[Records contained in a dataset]
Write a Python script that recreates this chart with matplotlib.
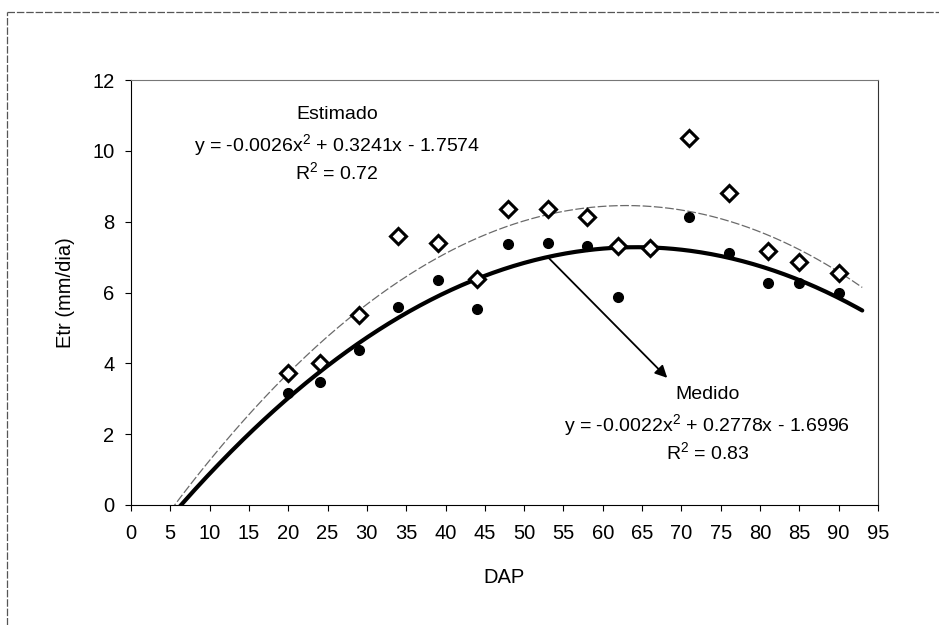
import numpy as np
import matplotlib
matplotlib.use("Agg")
import matplotlib.pyplot as plt
from matplotlib.lines import Line2D

plt.rcParams['font.family'] = ['Liberation Sans', 'DejaVu Sans']
plt.rcParams['mathtext.fontset'] = 'custom'
plt.rcParams['mathtext.rm'] = 'Liberation Sans'
plt.rcParams['mathtext.it'] = 'Liberation Sans:italic'
plt.rcParams['mathtext.default'] = 'rm'

# ---- data ----
dap = [20, 24, 29, 34, 39, 44, 48, 53, 58, 62, 66, 71, 76, 81, 85, 90]
estimado = [3.72, 4.02, 5.37, 7.60, 7.41, 6.38, 8.35, 8.37, 8.14, 7.30, 7.25, 10.35, 8.80, 7.18, 6.87, 6.56]
medido = [3.15, 3.47, 4.38, 5.58, 6.36, 5.53, 7.38, 7.39, 7.30, 5.86, 7.20, 8.14, 7.11, 6.26, 6.28, 6.00]

eq_estimado = ['Estimado', 'y = -0.0026x$^{2}$ + 0.3241x - 1.7574', 'R$^{2}$ = 0.72']
eq_medido = ['Medido', 'y = -0.0022x$^{2}$ + 0.2778x - 1.6996', 'R$^{2}$ = 0.83']
curve_range = [5.0, 93.0]

x_ticks = list(range(0, 100, 5))
y_ticks = list(range(0, 14, 2))

fig = plt.figure(figsize=(9.39, 6.25), dpi=100)
ax = fig.add_axes([0.1395, 0.192, 0.7955, 0.68])

# second-order polynomial trendlines fitted to each series
xs = np.linspace(curve_range[0], curve_range[1], 400)
fit_e = np.polyfit(dap, estimado, 2)
fit_m = np.polyfit(dap, medido, 2)
ax.plot(xs, np.polyval(fit_e, xs), color='#6a6a6a', lw=0.9,
        linestyle=(0, (7, 2)), zorder=2)
ax.plot(xs, np.polyval(fit_m, xs), color='black', lw=3.0,
        solid_capstyle='round', zorder=3)

ax.plot(dap, medido, linestyle='none', marker='o', ms=7, color='black', zorder=4)
ax.plot(dap, estimado, linestyle='none', marker='D', ms=8.5, mfc='white',
        mec='black', mew=2.2, zorder=5)

ax.set_xlim(0, 95)
ax.set_ylim(0, 12)
ax.set_xticks(x_ticks)
ax.set_yticks(y_ticks)
ax.tick_params(direction='out', length=4, width=0.8, labelsize=14.5, colors='black')
ax.tick_params(axis='x', pad=10)
ax.tick_params(axis='y', pad=8)
ax.set_xlabel('DAP', fontsize=14.5, labelpad=18)
ax.set_ylabel('Etr (mm/dia)', fontsize=14.5, labelpad=12)
for s in ax.spines.values():
    s.set_linewidth(0.8)
    s.set_color('black')
ax.spines['top'].set_color('#777777')
ax.spines['right'].set_color('#333333')

fs = 14
for txt, yy in zip(eq_estimado, [11.02, 10.17, 9.41]):
    ax.text(26.2, yy, txt, ha='center', va='center', fontsize=fs)
for txt, yy in zip(eq_medido, [3.11, 2.26, 1.50]):
    ax.text(73.3, yy, txt, ha='center', va='center', fontsize=fs)

ax.annotate('', xy=(68.2, 3.59), xytext=(53.0, np.polyval(fit_m, 53.0)),
            arrowprops=dict(arrowstyle='-|>', color='black', lw=1.3,
                            mutation_scale=18, shrinkA=0, shrinkB=0), zorder=6)

# outer frame (left and top edges visible)
W, H = 939, 625
fig.add_artist(Line2D([7 / W, 7 / W], [0, 1 - 12 / H], transform=fig.transFigure,
                      color='#555555', lw=0.9, linestyle=(0, (6, 1.5))))
fig.add_artist(Line2D([7 / W, 1], [1 - 12 / H, 1 - 12 / H], transform=fig.transFigure,
                      color='#555555', lw=0.9, linestyle=(0, (6, 1.5))))

fig.savefig('out.png', dpi=100)
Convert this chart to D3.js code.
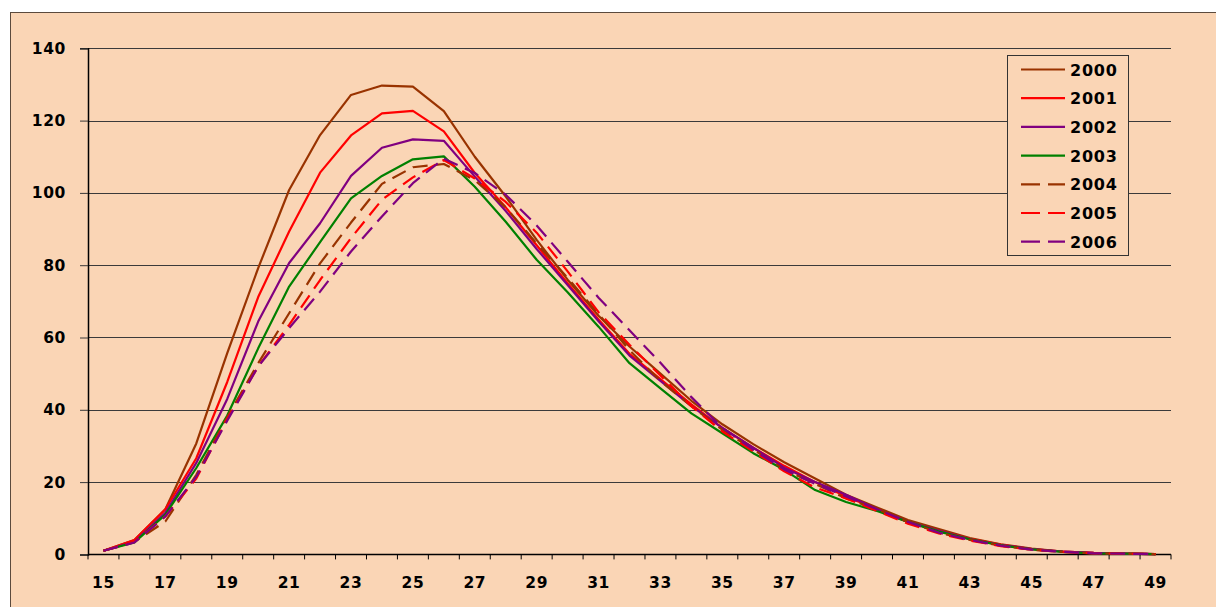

Aim of the task: Output the entries above exactly. Drop the pictures.

Correct output:
Write a Python script that recreates this chart with matplotlib.
import numpy as np
import matplotlib
matplotlib.use("Agg")
import matplotlib.pyplot as plt
from matplotlib.lines import Line2D

plt.rcParams['font.family'] = ['Liberation Sans', 'DejaVu Sans']
plt.rcParams['mathtext.fontset'] = 'custom'
plt.rcParams['mathtext.rm'] = 'Liberation Sans'
plt.rcParams['mathtext.it'] = 'Liberation Sans:italic'
plt.rcParams['mathtext.default'] = 'rm'

# ---- data ----
dap = [20, 24, 29, 34, 39, 44, 48, 53, 58, 62, 66, 71, 76, 81, 85, 90]
estimado = [3.72, 4.02, 5.37, 7.60, 7.41, 6.38, 8.35, 8.37, 8.14, 7.30, 7.25, 10.35, 8.80, 7.18, 6.87, 6.56]
medido = [3.15, 3.47, 4.38, 5.58, 6.36, 5.53, 7.38, 7.39, 7.30, 5.86, 7.20, 8.14, 7.11, 6.26, 6.28, 6.00]

eq_estimado = ['Estimado', 'y = -0.0026x$^{2}$ + 0.3241x - 1.7574', 'R$^{2}$ = 0.72']
eq_medido = ['Medido', 'y = -0.0022x$^{2}$ + 0.2778x - 1.6996', 'R$^{2}$ = 0.83']
curve_range = [5.0, 93.0]

x_ticks = list(range(0, 100, 5))
y_ticks = list(range(0, 14, 2))

fig = plt.figure(figsize=(9.39, 6.25), dpi=100)
ax = fig.add_axes([0.1395, 0.192, 0.7955, 0.68])

# second-order polynomial trendlines fitted to each series
xs = np.linspace(curve_range[0], curve_range[1], 400)
fit_e = np.polyfit(dap, estimado, 2)
fit_m = np.polyfit(dap, medido, 2)
ax.plot(xs, np.polyval(fit_e, xs), color='#6a6a6a', lw=0.9,
        linestyle=(0, (7, 2)), zorder=2)
ax.plot(xs, np.polyval(fit_m, xs), color='black', lw=3.0,
        solid_capstyle='round', zorder=3)

ax.plot(dap, medido, linestyle='none', marker='o', ms=7, color='black', zorder=4)
ax.plot(dap, estimado, linestyle='none', marker='D', ms=8.5, mfc='white',
        mec='black', mew=2.2, zorder=5)

ax.set_xlim(0, 95)
ax.set_ylim(0, 12)
ax.set_xticks(x_ticks)
ax.set_yticks(y_ticks)
ax.tick_params(direction='out', length=4, width=0.8, labelsize=14.5, colors='black')
ax.tick_params(axis='x', pad=10)
ax.tick_params(axis='y', pad=8)
ax.set_xlabel('DAP', fontsize=14.5, labelpad=18)
ax.set_ylabel('Etr (mm/dia)', fontsize=14.5, labelpad=12)
for s in ax.spines.values():
    s.set_linewidth(0.8)
    s.set_color('black')
ax.spines['top'].set_color('#777777')
ax.spines['right'].set_color('#333333')

fs = 14
for txt, yy in zip(eq_estimado, [11.02, 10.17, 9.41]):
    ax.text(26.2, yy, txt, ha='center', va='center', fontsize=fs)
for txt, yy in zip(eq_medido, [3.11, 2.26, 1.50]):
    ax.text(73.3, yy, txt, ha='center', va='center', fontsize=fs)

ax.annotate('', xy=(68.2, 3.59), xytext=(53.0, np.polyval(fit_m, 53.0)),
            arrowprops=dict(arrowstyle='-|>', color='black', lw=1.3,
                            mutation_scale=18, shrinkA=0, shrinkB=0), zorder=6)

# outer frame (left and top edges visible)
W, H = 939, 625
fig.add_artist(Line2D([7 / W, 7 / W], [0, 1 - 12 / H], transform=fig.transFigure,
                      color='#555555', lw=0.9, linestyle=(0, (6, 1.5))))
fig.add_artist(Line2D([7 / W, 1], [1 - 12 / H, 1 - 12 / H], transform=fig.transFigure,
                      color='#555555', lw=0.9, linestyle=(0, (6, 1.5))))

fig.savefig('out.png', dpi=100)
Convert this chart to D3.js code.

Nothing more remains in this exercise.